The DMV will also suspend or revoke your license if you are convicted of DWAI as follows:

  • Driving while ability impaired by alcohol (DWAI): 90-day suspension
  • Driving while ability impaired by drugs (DWAI-Drug): Six month suspension
  • Aggravated driving while intoxicated (.18 BAC or higher or DWI with a child less than 15 years old in car): One-year revocation
  • Multiple DWAIs in five years: Six-month revocation

License Suspension After Injury-Causing Accidents

If a driver commits homicide, assault or criminal negligence with a car, he or she can face license revocation for at least six months. Leaving the scene of a fatal or injury-causing accident has the same effect.

Other Traffic Violations That Can Lead to License Revocation/Suspension

Your license may also be suspended or revoked if you are convicted of the following charges:

  • False statement on a license application: Six- to 12-month revocation
  • Speeding contest: Six- to 12-month revocation
  • Three speeding or other misdemeanor traffic violations in 18 months: Six-month revocation
  • Operating a vehicle without insurance: One-year revocation
  • Driving with a revoked or suspended license/aggravated unlicensed operation (AUO): There are mandatory fines and prison times for AUO in addition to license revocation.

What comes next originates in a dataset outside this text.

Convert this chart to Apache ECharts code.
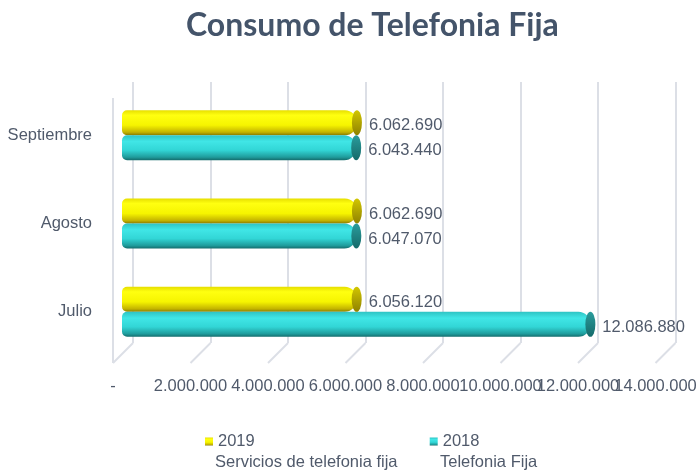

License Suspension for Traffic Points

Your license may also be suspended or revoked for 31 days if you receive more than 11 traffic violation points on your record in 18 months. For example, if you receive one speeding ticket for going 25 mph over the speed limit (6 points), one ticket for going 5 mph over the speed limit (3 points) and one ticket for failure to yield the right of way (3 points), your license could be suspended for one month.

This is a list of the ways your license can be suspended for traffic violations. Of course, your license can be suspended in other ways, such as for failure to pay child support and certain criminal charges. No matter what causes your license suspension or revocation, an experienced defense lawyer can help you fight your charges (in criminal or traffic court) and the license suspension (in a hearing with the DMV). Your freedom depends upon it.